# Records for processing

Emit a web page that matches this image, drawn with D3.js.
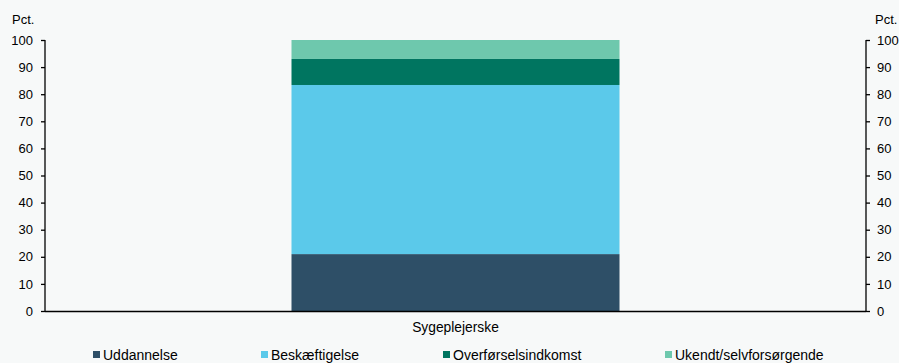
<!DOCTYPE html>
<html><head><meta charset="utf-8">
<script src="https://cdn.jsdelivr.net/npm/d3@7"></script>
<style>
html,body{margin:0;padding:0;background:#f7f9f9;}
svg{display:block;font-family:"Liberation Sans",Arial,sans-serif;}
</style></head>
<body><svg id="c" width="899" height="363"></svg>
<script>
const categories = ["Sygeplejerske"];
const seriesNames = ["Uddannelse","Beskæftigelse","Overførselsindkomst","Ukendt/selvforsørgende"];
const uddannelse = [21.0];
const beskaeftigelse = [62.4];
const overfoersel = [9.6];
const ukendt = [7.0];
const yTicks = [0,10,20,30,40,50,60,70,80,90,100];
const colors = ["#2e4f67","#5bc9ea","#007560","#6ec8ad"];

(function(){
const svg = d3.select("#c");
const mL = 45, mR = 866, mT = 40, mB = 311;
const x = d3.scaleBand().domain(categories).range([mL, mR]).paddingInner(0).paddingOuter(0.3);
const y = d3.scaleLinear().domain([0,100]).range([mB, mT]);

const rows = categories.map((c,i)=>({cat:c, "Uddannelse":uddannelse[i], "Beskæftigelse":beskaeftigelse[i], "Overførselsindkomst":overfoersel[i], "Ukendt/selvforsørgende":ukendt[i]}));
const stack = d3.stack().keys(seriesNames)(rows);

const bw = 328;
svg.append("g").selectAll("g").data(stack).join("g").attr("fill",(d,i)=>colors[i])
  .selectAll("rect").data(d=>d).join("rect")
  .attr("x", d=> x(d.data.cat)+x.bandwidth()/2 - bw/2)
  .attr("width", bw)
  .attr("y", d=> y(d[1]))
  .attr("height", d=> y(d[0]) - y(d[1]));

const fs = "13px";
const la = svg.append("g").attr("transform",`translate(${mL},0)`)
  .call(d3.axisLeft(y).tickValues(yTicks).tickSize(4).tickPadding(8));
const ra = svg.append("g").attr("transform",`translate(${mR},0)`)
  .call(d3.axisRight(y).tickValues(yTicks).tickSize(4).tickPadding(7));
[la,ra].forEach(a=>{
  a.select(".domain").attr("stroke","#000").attr("stroke-width",1.3).attr("d", `M0,${mT}V${mB}`);
  a.selectAll(".tick line").attr("stroke","#000").attr("stroke-width",1.3);
  a.selectAll("text").attr("font-size",fs).attr("fill","#000").attr("font-family","Liberation Sans, Arial, sans-serif");
});

svg.append("line").attr("x1",mL).attr("x2",mR).attr("y1",mB+0.5).attr("y2",mB+0.5).attr("stroke","#000").attr("stroke-width",1.3);

svg.append("g").selectAll("text").data(categories).join("text")
  .attr("x", d=> x(d)+x.bandwidth()/2).attr("y", 332).attr("text-anchor","middle")
  .attr("font-size","13.8px").attr("fill","#000").text(d=>d);

svg.append("text").attr("x",12).attr("y",24).attr("font-size",fs).text("Pct.");
svg.append("text").attr("x",875).attr("y",24).attr("font-size",fs).text("Pct.");

const legX = [93, 261, 443, 665];
const lg = svg.append("g").selectAll("g").data(seriesNames).join("g")
  .attr("transform",(d,i)=>`translate(${legX[i]},351)`);
lg.append("rect").attr("x",0).attr("y",0).attr("width",7).attr("height",7).attr("fill",(d,i)=>colors[i]);
lg.append("text").attr("x",10).attr("y",9).attr("font-size","14px").attr("fill","#000").text(d=>d);
})();
</script></body></html>
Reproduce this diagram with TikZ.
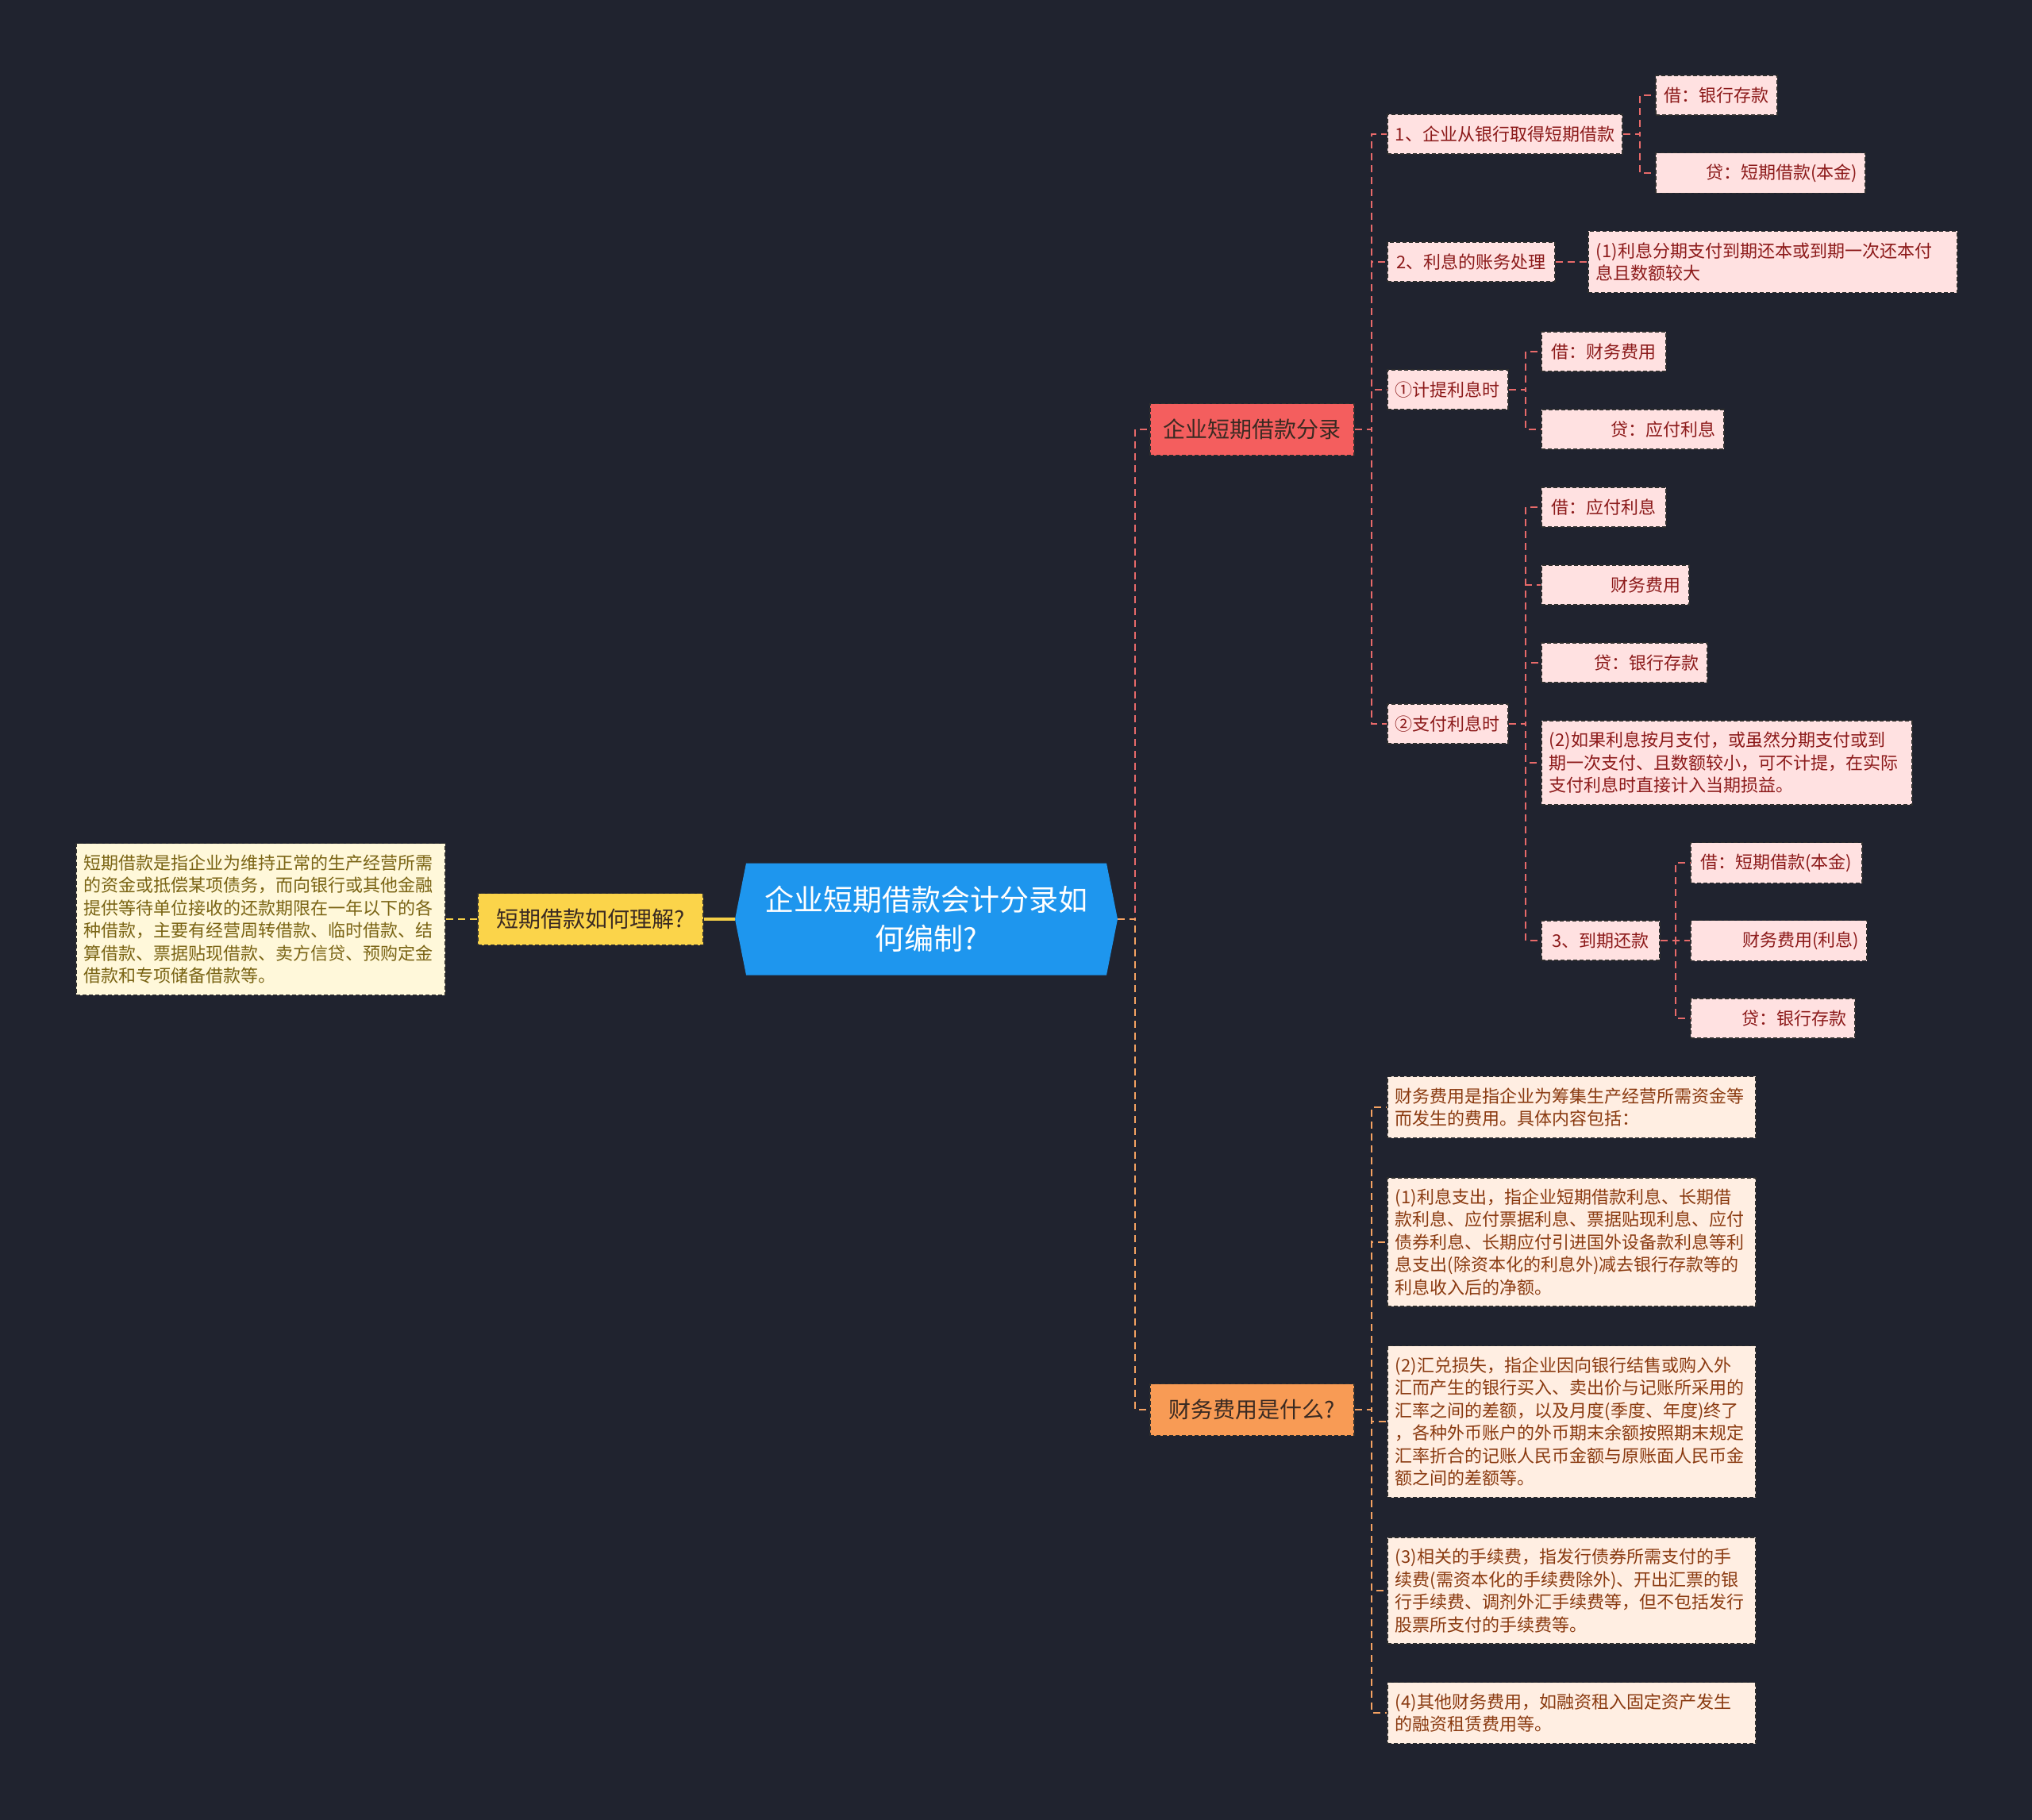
\documentclass[tikz,border=0pt]{standalone}
\usepackage{fontspec}
\newfontfamily\cjk{Noto Sans CJK SC}
\usetikzlibrary{calc}
\definecolor{bgc}{HTML}{20232F}
\definecolor{rootc}{HTML}{1E96EE}
\definecolor{redn}{HTML}{F45E5E}
\definecolor{orgn}{HTML}{F89B55}
\definecolor{yeln}{HTML}{FBD44A}
\definecolor{pinkf}{HTML}{FFE1E1}
\definecolor{peachf}{HTML}{FFEEE2}
\definecolor{creamf}{HTML}{FFF8DA}
\definecolor{redt}{HTML}{8C1A1A}
\definecolor{brownt}{HTML}{8A3A10}
\definecolor{olivet}{HTML}{7A6414}
\definecolor{redl}{HTML}{E86A6A}
\definecolor{orgl}{HTML}{F5A262}
\definecolor{yell}{HTML}{F5CF47}
\definecolor{bord}{HTML}{2E2E2E}
\definecolor{darkt}{HTML}{3A2A22}
\begin{document}
\begin{tikzpicture}[x=1pt,y=-1pt,
  base/.style={draw=bord, dash pattern=on 5pt off 3pt, line width=1.8pt,
    inner xsep=10pt, inner ysep=14pt, minimum height=50pt, anchor=west,
    font=\cjk\fontsize{22}{28.5}\selectfont},
  pinkbox/.style={base, fill=pinkf, text=redt},
  peachbox/.style={base, fill=peachf, text=brownt, align=left},
  creambox/.style={base, fill=creamf, text=olivet, align=left},
  lvlone/.style={base, minimum height=65pt, font=\cjk\fontsize{28}{34}\selectfont},
  rtext/.style={align=right, text width=#1},
  ltext/.style={align=left, text width=#1},
  rl/.style={draw=redl, line width=2.5pt, dash pattern=on 9pt off 6pt},
  ol/.style={draw=orgl, line width=2.5pt, dash pattern=on 9pt off 6pt},
  yl/.style={draw=yell, line width=2.5pt, dash pattern=on 9pt off 6pt},
]
\useasboundingbox (0,0) rectangle (2560,2293);
\fill[bgc] (0,0) rectangle (2560,2293);

% root hexagon
\coordinate (rc) at (1167,1158);
\fill[rootc] ($(rc)+(-241,0)$) -- ($(rc)+(-227,-70.5)$) -- ($(rc)+(227,-70.5)$)
  -- ($(rc)+(241,0)$) -- ($(rc)+(227,70.5)$) -- ($(rc)+(-227,70.5)$) -- cycle;
\node[inner sep=0pt, minimum width=482pt, minimum height=141pt, text=white,
  align=center, font=\cjk\fontsize{37}{49}\selectfont] (root) at (rc)
  {企业短期借款会计分录如\\何编制?};

% left branch
\node[lvlone, fill=yeln, text=darkt, minimum width=284pt] (yel) at (601,1158) {短期借款如何理解?};
\node[creambox, ltext=445pt] (ltx) at (95,1158) {短期借款是指企业为维持正常的生产经营所需\\的资金或抵偿某项债务，而向银行或其他金融\\提供等待单位接收的还款期限在一年以下的各\\种借款，主要有经营周转借款、临时借款、结\\算借款、票据贴现借款、卖方信贷、预购定金\\借款和专项储备借款等。};
\draw[yell, line width=4pt] (root.west) -- (yel.east);
\draw[yl] (yel.west) -- (ltx.east);

% level one right
\node[lvlone, fill=redn, text=darkt, minimum width=257pt] (red) at (1448,541) {企业短期借款分录};
\node[lvlone, fill=orgn, text=darkt, minimum width=257pt] (org) at (1448,1776) {财务费用是什么?};
\draw[rl] (root.east) -- ++(22,0) |- (red.west);
\draw[ol] (root.east) -- ++(22,0) |- (org.west);

% red branch
\node[pinkbox, minimum width=296pt] (a1) at (1747,169) {1、企业从银行取得短期借款};
\node[pinkbox, minimum width=153pt] (a1a) at (2085,120) {借：银行存款};
\node[pinkbox, rtext=244pt] (a1b) at (2085,218) {贷：短期借款(本金)};
\node[pinkbox, minimum width=211pt] (a2) at (1747,330) {2、利息的账务处理};
\node[pinkbox, ltext=445pt] (a2a) at (2000,330) {(1)利息分期支付到期还本或到期一次还本付\\息且数额较大};
\node[pinkbox, minimum width=152pt] (a3) at (1747,491) {①计提利息时};
\node[pinkbox, minimum width=157pt] (a3a) at (1941,443) {借：财务费用};
\node[pinkbox, rtext=210pt] (a3b) at (1941,541) {贷：应付利息};
\node[pinkbox, minimum width=152pt] (a4) at (1747,912) {②支付利息时};
\node[pinkbox, minimum width=157pt] (a4a) at (1941,639) {借：应付利息};
\node[pinkbox, rtext=166pt] (a4b) at (1941,737) {财务费用};
\node[pinkbox, rtext=189pt] (a4c) at (1941,835) {贷：银行存款};
\node[pinkbox, ltext=447pt] (a4d) at (1941,961) {(2)如果利息按月支付，或虽然分期支付或到\\期一次支付、且数额较小，可不计提，在实际\\支付利息时直接计入当期损益。};
\node[pinkbox, minimum width=149pt] (a5) at (1941,1185) {3、到期还款};
\node[pinkbox, minimum width=216pt] (a5a) at (2129,1087) {借：短期借款(本金)};
\node[pinkbox, rtext=202pt] (a5b) at (2129,1185) {财务费用(利息)};
\node[pinkbox, rtext=187pt] (a5c) at (2129,1283) {贷：银行存款};

\foreach \c in {a1,a2,a3,a4} \draw[rl] (red.east) -- ++(21,0) |- (\c.west);
\foreach \c in {a1a,a1b} \draw[rl] (a1.east) -- ++(21,0) |- (\c.west);
\draw[rl] (a2.east) -- (a2a.west);
\foreach \c in {a3a,a3b} \draw[rl] (a3.east) -- ++(21,0) |- (\c.west);
\foreach \c in {a4a,a4b,a4c,a4d,a5} \draw[rl] (a4.east) -- ++(21,0) |- (\c.west);
\foreach \c in {a5a,a5b,a5c} \draw[rl] (a5.east) -- ++(19,0) |- (\c.west);

% orange branch
\node[peachbox, text width=444pt] (b1) at (1747,1395) {财务费用是指企业为筹集生产经营所需资金等\\而发生的费用。具体内容包括：};
\node[peachbox, text width=444pt] (b2) at (1747,1565) {(1)利息支出，指企业短期借款利息、长期借\\款利息、应付票据利息、票据贴现利息、应付\\债券利息、长期应付引进国外设备款利息等利\\息支出(除资本化的利息外)减去银行存款等的\\利息收入后的净额。};
\node[peachbox, text width=444pt] (b3) at (1747,1791) {(2)汇兑损失，指企业因向银行结售或购入外\\汇而产生的银行买入、卖出价与记账所采用的\\汇率之间的差额，以及月度(季度、年度)终了\\，各种外币账户的外币期末余额按照期末规定\\汇率折合的记账人民币金额与原账面人民币金\\额之间的差额等。};
\node[peachbox, text width=444pt] (b4) at (1747,2004) {(3)相关的手续费，指发行债券所需支付的手\\续费(需资本化的手续费除外)、开出汇票的银\\行手续费、调剂外汇手续费等，但不包括发行\\股票所支付的手续费等。};
\node[peachbox, text width=444pt] (b5) at (1747,2158) {(4)其他财务费用，如融资租入固定资产发生\\的融资租赁费用等。};
\foreach \c in {b1,b2,b3,b4,b5} \draw[ol] (org.east) -- ++(21,0) |- (\c.west);
\end{tikzpicture}
\end{document}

# Task statement
Show the lines that mention the word "with".

# Written answer
Emit a web page that matches this image, drawn with D3.js.
Reproduce this diagram with TikZ.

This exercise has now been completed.